Heterogeneous architectures improve real-time performance
AI applications require dedicated NPUs
Thermal design must be planned early for high-performance SoCs
Many developers focus on CPU frequency but overlook memory and storage.
In reality, RAM and Flash performance often determine system responsiveness.
Common types: LPDDR3 / LPDDR4
Capacity range: 512MB – 8GB
Typically soldered on-board for reliability
Recommendations:
≥2GB for multitasking Linux systems
High-resolution displays require wider memory buses
Incorrect memory mapping can cause kernel boot failures
Common storage options:
microSD – low cost, short lifespan
eMMC – industrial standard, stable and reliable
NVMe SSD (via M.2 / PCIe) – near PC-level performance
Industrial best practice:
Use microSD only for prototyping
Use eMMC for mass production
Enable read-only rootfs for high-reliability systems
An SBC does not simply run on “5V power”.
Different modules require different voltages:
CPU core: ~0.8V
DDR: ~1.1V
I/O: 3.3V
The PMU (Power Management Unit) manages all these rails.

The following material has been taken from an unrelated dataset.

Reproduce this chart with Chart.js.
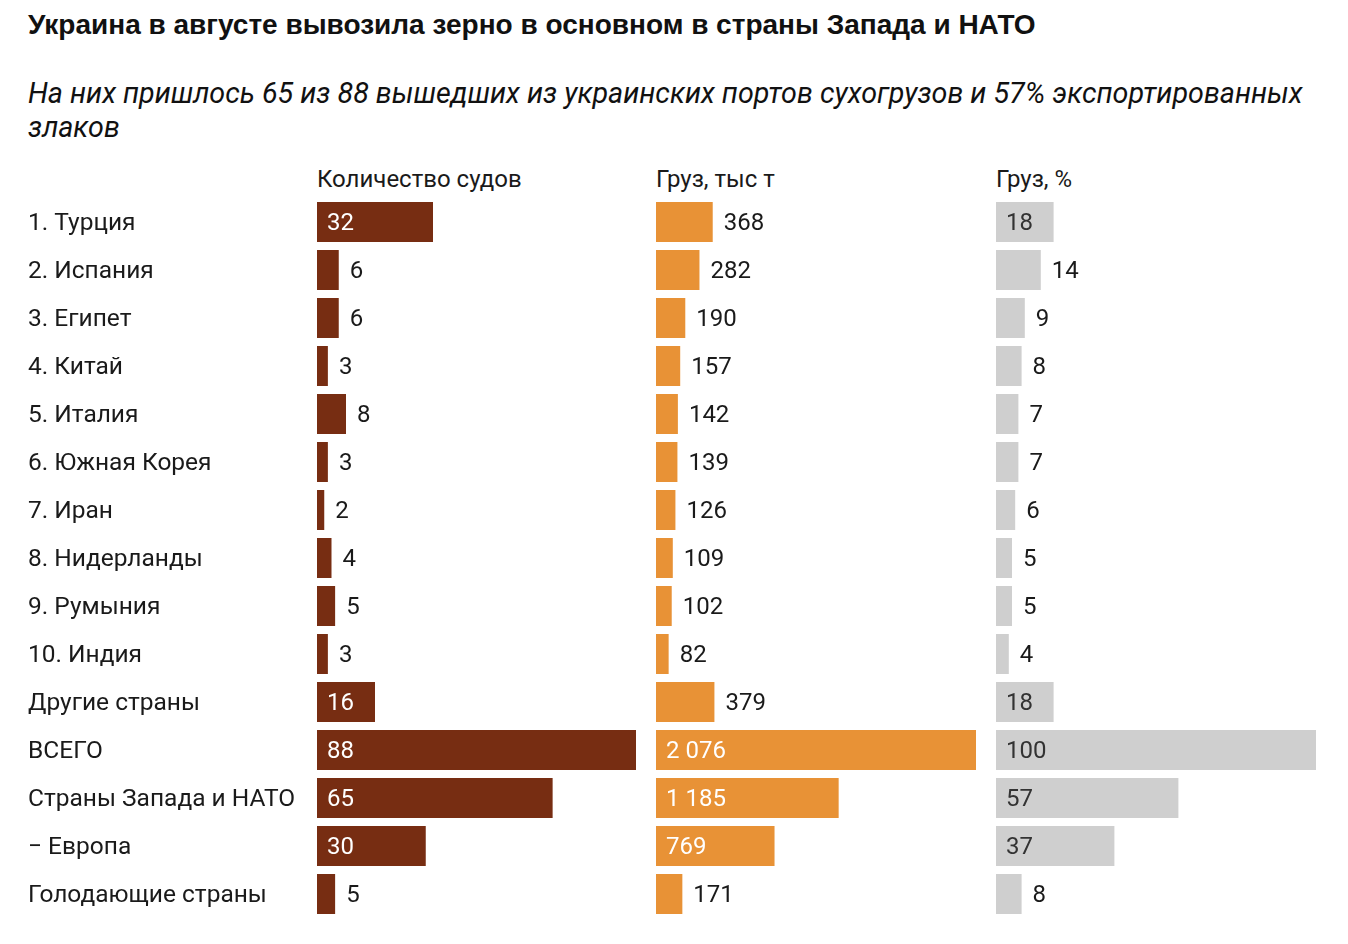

Multi-rail voltage generation
Power-on sequencing
Battery charging & monitoring
Overvoltage and overcurrent protection
Software-controlled shutdown and wake-up
This enables features like:
Battery-backed operation
Scheduled wake-up
Safe power recovery after outages
SBC flexibility comes from its rich interfaces:
| Interface | Function | Typical Use |
| GPIO | Digital I/O | LEDs, relays, buttons |
| UART | Serial | Debug, GPS |
| I²C | Low-speed bus | Sensors, displays |
| SPI | High-speed bus | ADC, Flash |
| USB | Peripheral expansion | 4G/5G, storage |
| Ethernet | Network | Industrial communication |
| HDMI | Video output | HMI, signage |
| CSI/DSI | Camera / display | AI vision |
Most pins support multiple functions.
Incorrect pin configuration in the device tree is a common cause of peripheral failures.
Best practices:
Watch voltage levels (3.3V ≠ 5V)
Carefully route high-speed signals
Avoid I²C address conflicts
The SBC boot sequence is precise and unforgiving:
Power On → BootROM → U-Boot → Linux Kernel → RootFS → User Space
BootROM: Factory code, selects boot device
U-Boot: Initializes hardware, loads kernel
Device Tree: Describes board-level hardware
RootFS: Starts system services
A single configuration error can lead to a black screen or boot failure.
Application requirements:
Zigbee device management
Cloud MQTT communication
High reliability and self-recovery
Hardware configuration:
SoC: RK3568
RAM: 4GB LPDDR4
Storage: 16GB eMMC
Interfaces: Ethernet, USB, UART, GPIO
PMU: Battery backup + watchdog
Reliability design:
Hardware watchdog
Automatic reboot on failure
Remote log upload
This is a typical industrial-grade ARM SBC deployment.
SBCs are now widely used in:
Industrial automation
Smart agriculture
AI edge computing
Autonomous systems
Aerospace experiments
Their success comes from:
Standardized interfaces
Massive open-source ecosystem
Low learning curve
Excellent performance-per-watt
With advances in AI accelerators, RISC-V, and TSN networking, SBCs will play an even greater role in future intelligent systems.
Before starting your project, ask:
Does the SoC meet my AI and compute needs?
Is RAM sufficient for my workload?
Is storage reliable enough for long-term use?
Is the power design robust?
Is the device tree correctly configured?
Answer these clearly—and your project success rate will increase dramatically.